KITT as Mentor – Not Just a Car
Not reimagined. Not replaced. The original KITT! A little worse for wear. Slightly glitchy. But very much alive. And KITT remembers what he was built for. KITT knows it’s not just a car. It knows its prime directive – it’s a crime fighter!
But Michael Knight is nowhere to be found. And this kid isn’t a hero. He’s got no training. No Knight Foundation backup. No Devon as mentor. Just an extraordinary old car that needs a polish. KITT, however, sees potential. And slowly, they become a team.
Think about. KITT is no longer the wonder car, it becomes Devon, the older, wiser mentor. The kid is not a hard-boiled macho action hero, he’s an ordinary guy, thrust into an extraordinary situation – will he rise to the occasion? Can they quietly help the helpless again? Stop crimes, defeat those operating “above the law”? All the while, keeping KITT hidden from those who might want to steal or destroy this blast from the past?
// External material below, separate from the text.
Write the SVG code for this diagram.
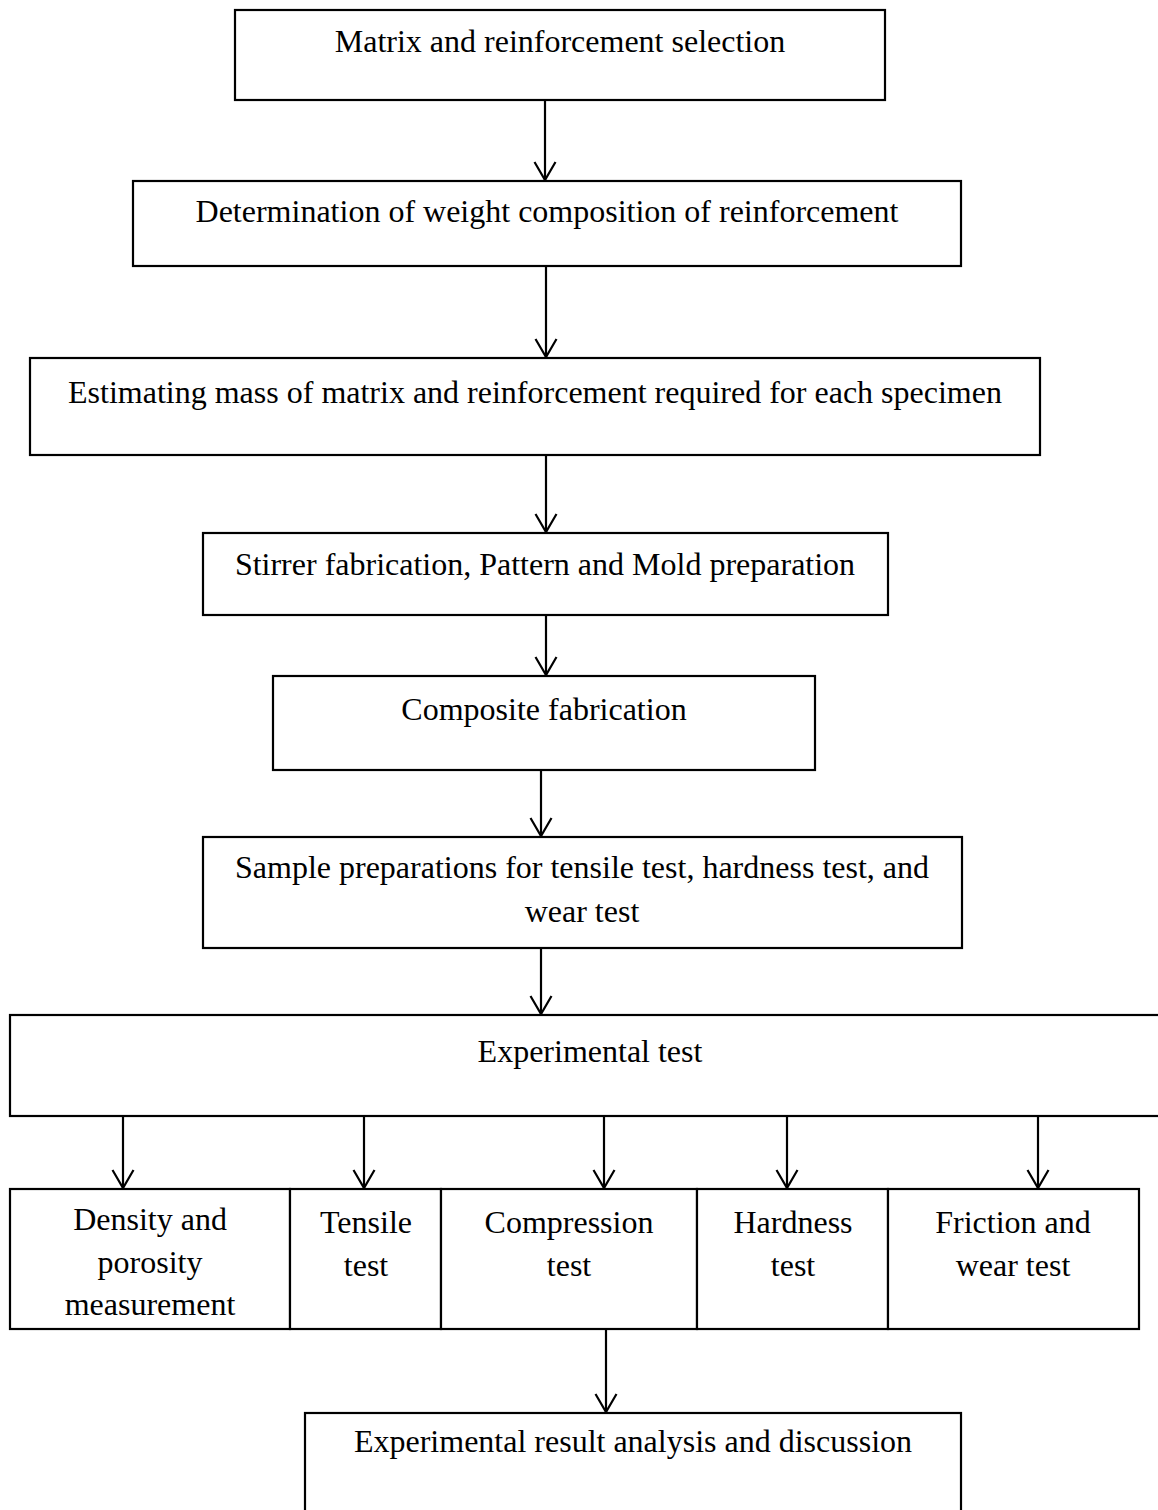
<svg xmlns="http://www.w3.org/2000/svg" width="1158" height="1510" viewBox="0 0 1158 1510">
  <style>
    .box { fill: #ffffff; stroke: #000000; stroke-width: 2.2; }
    .lbl { font-family: "Liberation Serif", "Times New Roman", serif; font-size: 32px; fill: #000000; text-anchor: middle; }
    .arrow { stroke: #000000; stroke-width: 2.2; fill: none; marker-end: url(#vhead); }
  </style>
  <defs>
    <!-- open V arrowhead -->
    <marker id="vhead" markerUnits="userSpaceOnUse" markerWidth="40" markerHeight="40" refX="0" refY="0" orient="auto" overflow="visible">
      <path d="M -18 -10.5 L 0 0 L -18 10.5" fill="none" stroke="#000000" stroke-width="2.2"/>
    </marker>
  </defs>
  <rect width="1158" height="1510" fill="#ffffff"/>

  <g id="connectors">
    <line class="arrow" x1="545" y1="100" x2="545" y2="180"/>
    <line class="arrow" x1="546" y1="266" x2="546" y2="357"/>
    <line class="arrow" x1="546" y1="455" x2="546" y2="532"/>
    <line class="arrow" x1="546" y1="615" x2="546" y2="675"/>
    <line class="arrow" x1="541" y1="770" x2="541" y2="836"/>
    <line class="arrow" x1="541" y1="948" x2="541" y2="1014"/>
    <line class="arrow" x1="123" y1="1116" x2="123" y2="1188"/>
    <line class="arrow" x1="364" y1="1116" x2="364" y2="1188"/>
    <line class="arrow" x1="604" y1="1116" x2="604" y2="1188"/>
    <line class="arrow" x1="787" y1="1116" x2="787" y2="1188"/>
    <line class="arrow" x1="1038" y1="1116" x2="1038" y2="1188"/>
    <line class="arrow" x1="606" y1="1329" x2="606" y2="1412"/>
  </g>

  <g id="n1">
    <rect class="box" x="235" y="10" width="650" height="90"/>
    <text class="lbl" x="560" y="52">Matrix and reinforcement selection</text>
  </g>
  <g id="n2">
    <rect class="box" x="133" y="181" width="828" height="85"/>
    <text class="lbl" x="547" y="222">Determination of weight composition of reinforcement</text>
  </g>
  <g id="n3">
    <rect class="box" x="30" y="358" width="1010" height="97"/>
    <text class="lbl" x="535" y="403">Estimating mass of matrix and reinforcement required for each specimen</text>
  </g>
  <g id="n4">
    <rect class="box" x="203" y="533" width="685" height="82"/>
    <text class="lbl" x="545" y="575">Stirrer fabrication, Pattern and Mold preparation</text>
  </g>
  <g id="n5">
    <rect class="box" x="273" y="676" width="542" height="94"/>
    <text class="lbl" x="544" y="720">Composite fabrication</text>
  </g>
  <g id="n6">
    <rect class="box" x="203" y="837" width="759" height="111"/>
    <text class="lbl" x="582" y="878">Sample preparations for tensile test, hardness test, and</text>
    <text class="lbl" x="582" y="922">wear test</text>
  </g>
  <g id="n7">
    <rect class="box" x="10" y="1015" width="1160" height="101"/>
    <text class="lbl" x="590" y="1062">Experimental test</text>
  </g>
  <g id="n8">
    <rect class="box" x="10" y="1189" width="280" height="140"/>
    <text class="lbl" x="150" y="1230">Density and</text>
    <text class="lbl" x="150" y="1273">porosity</text>
    <text class="lbl" x="150" y="1315">measurement</text>
  </g>
  <g id="n9">
    <rect class="box" x="290" y="1189" width="151" height="140"/>
    <text class="lbl" x="366" y="1233">Tensile</text>
    <text class="lbl" x="366" y="1276">test</text>
  </g>
  <g id="n10">
    <rect class="box" x="441" y="1189" width="256" height="140"/>
    <text class="lbl" x="569" y="1233">Compression</text>
    <text class="lbl" x="569" y="1276">test</text>
  </g>
  <g id="n11">
    <rect class="box" x="697" y="1189" width="191" height="140"/>
    <text class="lbl" x="793" y="1233">Hardness</text>
    <text class="lbl" x="793" y="1276">test</text>
  </g>
  <g id="n12">
    <rect class="box" x="888" y="1189" width="251" height="140"/>
    <text class="lbl" x="1013" y="1233">Friction and</text>
    <text class="lbl" x="1013" y="1276">wear test</text>
  </g>
  <g id="n13">
    <rect class="box" x="305" y="1413" width="656" height="110"/>
    <text class="lbl" x="633" y="1452">Experimental result analysis and discussion</text>
  </g>
</svg>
A new lone crusader. Reluctant. Understated. But capable. And the old warrior on wheels, updated, upgraded, up for it again.
Knight Rider: Resurrected.
Why This Works
- Nostalgia + Relevance: You keep the original car and its character, but introduce a modern protagonist the audience can relate to. As such, it appeals to both the old and new generations.
- Preserves the Mythology: KITT isn’t replaced – he’s rediscovered. The sleek black T-Top is back!
- Modern Problems, Classic Values: AI ethics, tech addiction, justice in a broken system – but grounded in the same odd-buddy dynamic.
- Emotional Hook: A lonely, bullied kid finds purpose in a forgotten car with a past. The car helps him to grow, evolve, gain confidence in a scary world – even tame it. Over the series, we could witness a dramatic arc of his evolution.
- Legacy Built-In: There’s room for flashbacks, original footage, even the return of the Hoff – lured out of hermit-like retirement by rumours that KITT has re-emerged from a past he deliberately buried. But why? What happened? What’s the backstory? That could be the perfect twist for a season one finale.”
Final Thoughts: One Man (and One Car) Still Can Make a Difference
Knight Rider isn’t just about AI or stunts or voice control. It’s about heart. About believing in justice, even when no one else will. About doing the right thing when the world says don’t bother.
And today more than ever, we need a show that reminds us of hope, of adventure, of the sheer coolness of helping others in a blacked-out Trans Am with a witty onboard AI.
That’s how you bring Knight Rider back. Because legends aren’t rewritten. They’re reawakened.